WORK TO DO -
How many lines of these entries hold the string "draw"? Answer with the number alone.

EXTRACTED MATERIAL -
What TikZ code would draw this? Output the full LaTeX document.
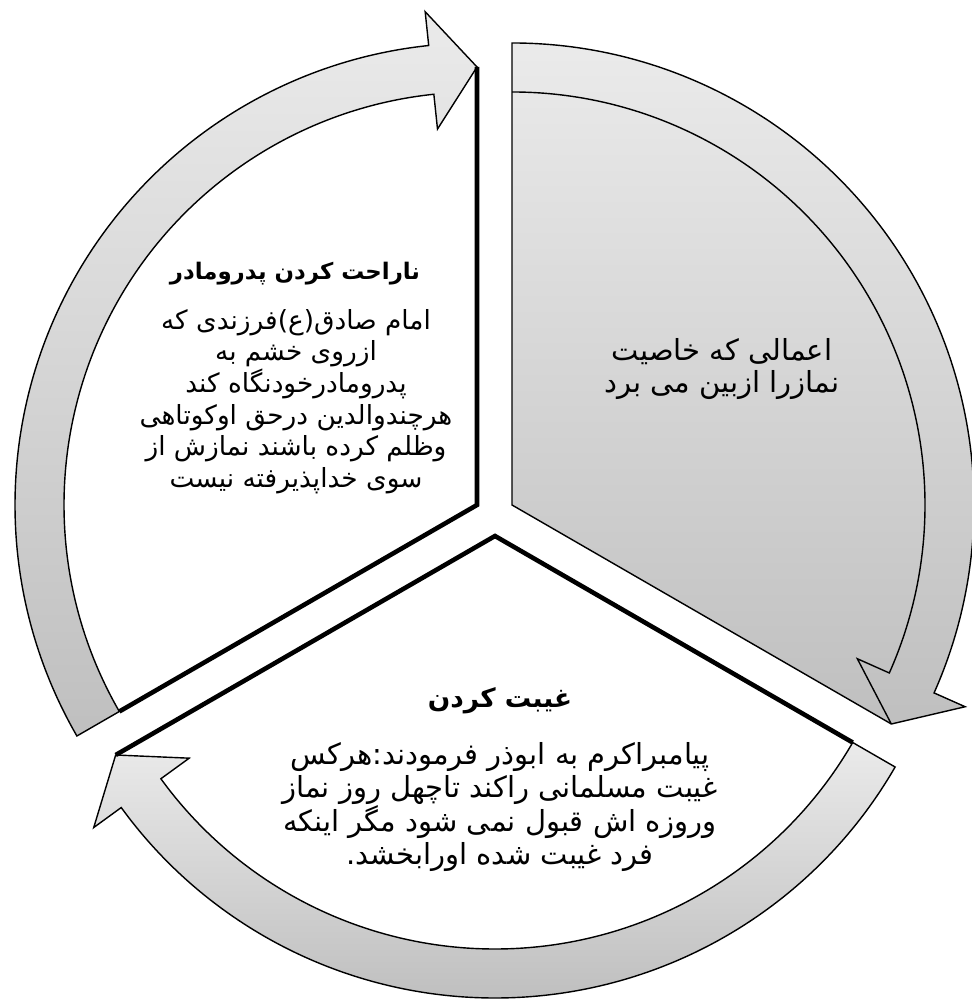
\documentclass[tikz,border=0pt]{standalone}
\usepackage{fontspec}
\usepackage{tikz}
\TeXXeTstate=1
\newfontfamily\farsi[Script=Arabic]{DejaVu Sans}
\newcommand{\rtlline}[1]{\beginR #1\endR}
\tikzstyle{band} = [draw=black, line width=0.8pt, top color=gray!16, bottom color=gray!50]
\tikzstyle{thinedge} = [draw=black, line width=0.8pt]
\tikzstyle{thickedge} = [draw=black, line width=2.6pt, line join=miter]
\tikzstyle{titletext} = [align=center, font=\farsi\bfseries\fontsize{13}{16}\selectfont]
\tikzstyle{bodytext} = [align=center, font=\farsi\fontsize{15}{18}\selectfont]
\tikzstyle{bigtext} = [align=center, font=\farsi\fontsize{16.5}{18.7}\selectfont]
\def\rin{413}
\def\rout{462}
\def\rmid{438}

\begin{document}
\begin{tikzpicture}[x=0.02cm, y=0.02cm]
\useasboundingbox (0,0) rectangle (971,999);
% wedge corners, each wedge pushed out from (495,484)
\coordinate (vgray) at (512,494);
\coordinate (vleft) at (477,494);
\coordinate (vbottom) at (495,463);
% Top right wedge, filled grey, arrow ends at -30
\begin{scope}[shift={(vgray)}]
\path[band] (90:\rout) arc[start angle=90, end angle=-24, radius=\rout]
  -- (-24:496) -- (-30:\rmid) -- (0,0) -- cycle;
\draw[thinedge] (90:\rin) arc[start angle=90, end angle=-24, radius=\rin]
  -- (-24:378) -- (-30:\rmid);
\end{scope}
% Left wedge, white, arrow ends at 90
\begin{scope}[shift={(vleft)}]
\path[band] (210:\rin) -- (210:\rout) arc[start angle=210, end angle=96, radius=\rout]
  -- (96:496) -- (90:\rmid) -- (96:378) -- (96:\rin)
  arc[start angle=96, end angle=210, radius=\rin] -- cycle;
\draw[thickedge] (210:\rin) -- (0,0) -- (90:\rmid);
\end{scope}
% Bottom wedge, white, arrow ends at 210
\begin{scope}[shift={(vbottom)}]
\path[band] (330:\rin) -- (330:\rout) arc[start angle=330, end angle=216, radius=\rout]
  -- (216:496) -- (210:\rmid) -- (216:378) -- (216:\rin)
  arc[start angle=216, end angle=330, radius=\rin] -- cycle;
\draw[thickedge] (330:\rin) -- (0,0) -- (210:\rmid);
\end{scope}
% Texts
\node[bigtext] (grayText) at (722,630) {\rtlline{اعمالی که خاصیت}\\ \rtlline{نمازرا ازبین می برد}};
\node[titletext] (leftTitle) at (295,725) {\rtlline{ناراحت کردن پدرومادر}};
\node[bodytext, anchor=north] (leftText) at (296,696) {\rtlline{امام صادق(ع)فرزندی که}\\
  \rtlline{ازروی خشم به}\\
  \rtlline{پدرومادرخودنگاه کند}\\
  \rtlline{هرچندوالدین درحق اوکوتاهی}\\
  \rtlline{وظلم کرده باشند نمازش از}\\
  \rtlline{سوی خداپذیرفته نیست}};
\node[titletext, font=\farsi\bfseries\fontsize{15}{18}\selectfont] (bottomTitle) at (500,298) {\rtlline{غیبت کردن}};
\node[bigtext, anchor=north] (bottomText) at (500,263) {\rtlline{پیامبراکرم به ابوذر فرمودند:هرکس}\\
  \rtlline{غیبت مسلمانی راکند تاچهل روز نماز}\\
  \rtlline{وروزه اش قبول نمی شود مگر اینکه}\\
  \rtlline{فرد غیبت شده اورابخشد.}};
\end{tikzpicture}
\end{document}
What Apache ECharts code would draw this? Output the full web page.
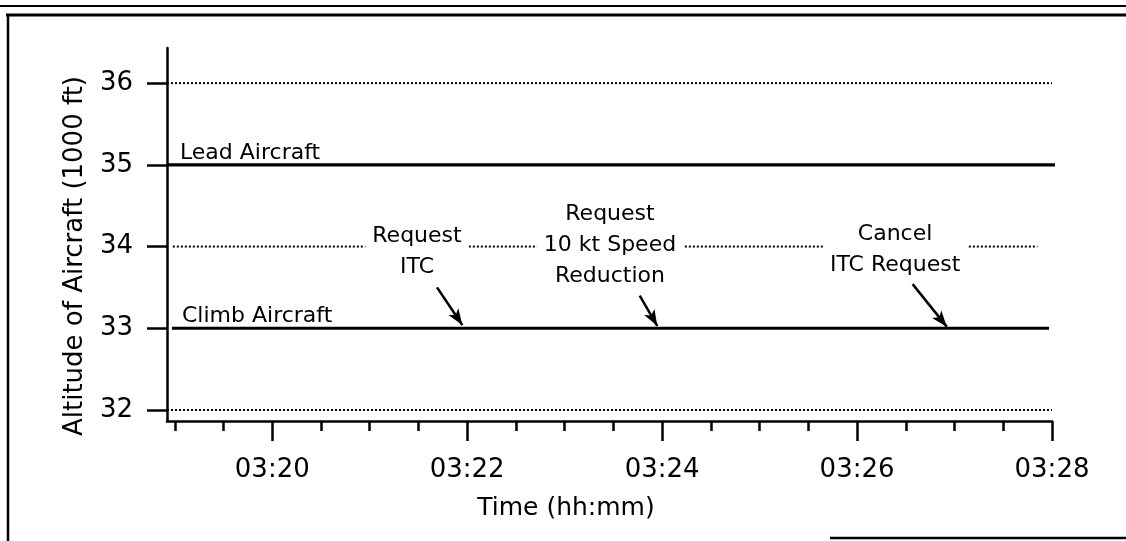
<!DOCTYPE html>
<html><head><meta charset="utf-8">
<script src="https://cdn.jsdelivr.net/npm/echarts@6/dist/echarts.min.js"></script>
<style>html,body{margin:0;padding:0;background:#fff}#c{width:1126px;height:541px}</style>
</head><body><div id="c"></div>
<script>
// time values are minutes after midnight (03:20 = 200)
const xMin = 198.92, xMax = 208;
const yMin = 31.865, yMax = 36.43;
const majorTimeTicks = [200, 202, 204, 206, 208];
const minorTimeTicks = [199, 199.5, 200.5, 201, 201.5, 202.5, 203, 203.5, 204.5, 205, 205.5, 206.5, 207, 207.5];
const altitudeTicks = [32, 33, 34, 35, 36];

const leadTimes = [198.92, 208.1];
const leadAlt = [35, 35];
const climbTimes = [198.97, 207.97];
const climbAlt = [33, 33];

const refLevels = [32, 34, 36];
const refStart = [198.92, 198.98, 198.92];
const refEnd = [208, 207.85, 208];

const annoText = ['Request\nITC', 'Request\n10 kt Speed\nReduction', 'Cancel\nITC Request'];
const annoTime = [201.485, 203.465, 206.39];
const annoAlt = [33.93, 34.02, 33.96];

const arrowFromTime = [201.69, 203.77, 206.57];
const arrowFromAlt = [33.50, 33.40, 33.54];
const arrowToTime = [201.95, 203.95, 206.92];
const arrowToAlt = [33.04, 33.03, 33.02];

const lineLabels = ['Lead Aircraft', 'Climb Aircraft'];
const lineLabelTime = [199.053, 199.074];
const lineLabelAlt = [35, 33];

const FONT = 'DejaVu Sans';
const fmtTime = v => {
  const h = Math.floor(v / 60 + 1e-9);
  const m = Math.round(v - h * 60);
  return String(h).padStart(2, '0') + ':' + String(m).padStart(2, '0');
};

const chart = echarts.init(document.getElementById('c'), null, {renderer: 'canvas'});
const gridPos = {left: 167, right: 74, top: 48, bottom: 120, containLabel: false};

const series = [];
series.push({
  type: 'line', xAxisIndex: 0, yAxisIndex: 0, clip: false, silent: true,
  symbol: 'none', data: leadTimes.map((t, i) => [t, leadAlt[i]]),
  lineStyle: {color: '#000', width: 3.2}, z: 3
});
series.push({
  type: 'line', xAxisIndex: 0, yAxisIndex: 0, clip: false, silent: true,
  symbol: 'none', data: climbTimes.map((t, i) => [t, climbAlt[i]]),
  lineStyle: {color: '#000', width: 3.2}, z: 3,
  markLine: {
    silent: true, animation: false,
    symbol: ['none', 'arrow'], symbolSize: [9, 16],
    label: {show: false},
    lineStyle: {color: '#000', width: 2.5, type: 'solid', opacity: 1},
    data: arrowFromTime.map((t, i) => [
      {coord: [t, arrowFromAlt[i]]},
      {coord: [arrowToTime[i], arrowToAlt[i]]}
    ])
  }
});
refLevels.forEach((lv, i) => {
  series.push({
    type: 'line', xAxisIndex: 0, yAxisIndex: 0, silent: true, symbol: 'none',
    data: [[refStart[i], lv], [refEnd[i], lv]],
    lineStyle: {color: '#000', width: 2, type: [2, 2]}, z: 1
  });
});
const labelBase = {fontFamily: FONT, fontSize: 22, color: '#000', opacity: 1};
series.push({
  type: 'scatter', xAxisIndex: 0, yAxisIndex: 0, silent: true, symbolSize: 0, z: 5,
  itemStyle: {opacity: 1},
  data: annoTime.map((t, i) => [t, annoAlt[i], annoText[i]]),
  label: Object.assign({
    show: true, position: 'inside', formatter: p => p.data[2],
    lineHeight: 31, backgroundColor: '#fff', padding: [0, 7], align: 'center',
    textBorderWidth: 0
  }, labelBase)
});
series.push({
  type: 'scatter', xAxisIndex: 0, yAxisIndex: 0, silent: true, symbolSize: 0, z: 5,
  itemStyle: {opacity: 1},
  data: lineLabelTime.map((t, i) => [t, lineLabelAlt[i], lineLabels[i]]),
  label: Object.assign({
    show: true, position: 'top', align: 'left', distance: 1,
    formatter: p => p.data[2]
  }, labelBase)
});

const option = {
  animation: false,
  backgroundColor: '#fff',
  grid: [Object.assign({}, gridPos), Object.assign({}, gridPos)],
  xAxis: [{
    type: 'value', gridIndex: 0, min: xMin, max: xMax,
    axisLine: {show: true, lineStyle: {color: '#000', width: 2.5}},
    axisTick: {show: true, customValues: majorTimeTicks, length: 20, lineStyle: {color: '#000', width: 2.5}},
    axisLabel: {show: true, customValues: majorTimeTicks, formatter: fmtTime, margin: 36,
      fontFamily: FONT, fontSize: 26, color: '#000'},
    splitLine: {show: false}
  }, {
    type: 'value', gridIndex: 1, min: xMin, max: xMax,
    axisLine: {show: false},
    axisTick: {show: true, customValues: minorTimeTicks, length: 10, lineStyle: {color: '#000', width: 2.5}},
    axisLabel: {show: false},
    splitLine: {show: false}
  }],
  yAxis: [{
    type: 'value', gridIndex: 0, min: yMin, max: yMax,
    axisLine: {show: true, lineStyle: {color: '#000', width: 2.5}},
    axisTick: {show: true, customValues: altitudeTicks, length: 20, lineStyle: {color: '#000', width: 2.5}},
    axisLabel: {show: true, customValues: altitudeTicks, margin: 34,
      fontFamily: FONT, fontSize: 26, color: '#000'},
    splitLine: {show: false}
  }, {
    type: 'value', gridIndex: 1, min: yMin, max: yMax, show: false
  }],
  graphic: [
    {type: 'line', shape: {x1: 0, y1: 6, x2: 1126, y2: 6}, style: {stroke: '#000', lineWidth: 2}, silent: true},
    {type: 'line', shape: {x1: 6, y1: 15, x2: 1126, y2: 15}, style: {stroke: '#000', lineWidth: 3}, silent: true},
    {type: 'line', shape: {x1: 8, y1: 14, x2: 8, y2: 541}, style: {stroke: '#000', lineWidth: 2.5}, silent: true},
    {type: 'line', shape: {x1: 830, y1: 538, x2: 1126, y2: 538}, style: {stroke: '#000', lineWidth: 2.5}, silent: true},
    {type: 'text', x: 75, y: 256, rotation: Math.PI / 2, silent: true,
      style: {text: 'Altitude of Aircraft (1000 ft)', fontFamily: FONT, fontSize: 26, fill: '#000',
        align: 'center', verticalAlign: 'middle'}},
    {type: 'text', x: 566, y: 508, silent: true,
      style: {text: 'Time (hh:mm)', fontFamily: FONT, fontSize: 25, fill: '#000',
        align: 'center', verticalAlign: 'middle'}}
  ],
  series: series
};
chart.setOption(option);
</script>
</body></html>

FULL RESPONSE -
8